Hortonworks is a business computer software company based in Palo Alto, California. The company focuses on the development and support of Apache Hadoop, a framework that allows for the distributed processing of large data sets across clusters of computers. Architected, developed, and built completely in the open, Hortonworks Data Platform (HDP) provides Hadoop designed to meet the needs of enterprise data processing.HDP is a platform for multi-workload data processing across an array of processing methods from batch through interactive to real-time - all supported with solutions for governance, integration, security and operations.
Data has always been analyzed within companies and used to help benefit the future of businesses. However, the evolution of how the data stored, combined, analyzed and used to predict the pattern and tendencies of consumers has evolved as technology has seen numerous advancements throughout the past century. In the 1900s databases began as “computer hard disks” and in 1965, after many other discoveries including voice recognition, “the US Government plans the world’s first data center to store 742 million tax returns and 175 million sets of fingerprints on magnetic tape.” The evolution of data and how it evolved into forming large databases continues in 1991 when the internet began to pop up and “digital storage became more cost effective than paper. And with the constant increase of the data supplied digitally, Hadoop was created in 2005 and from that point forward there was “14.7 Exabytes of new information are produced this year" and this number is rapidly increasing with a lot of mobile devices the people in our society have today (Marr). The evolution of the internet and then the expansion of the number of mobile devices society has access to today led data to evolve and companies now need large central Database management systems in order to run an efficient and a successful business.

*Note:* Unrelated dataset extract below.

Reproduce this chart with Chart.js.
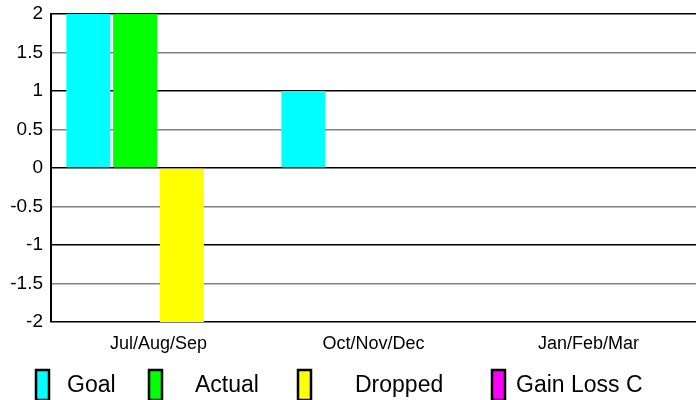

MapReduce: The MapReduce language establishes a base for Hadoop Eco System. It processes Hadoop Distributed File System (HDFS) on large clusters which are made of thousands of commodity hardware in a reliable and fault-tolerant manner. The operations of MapReduce are performed in Map and Reduce functions. The Map function works on a set of input values and transforms them into a set of key/value pairs. The reducer receives all the data for an individual "key" from all the mappers and applies Reduce function to achieve the final result.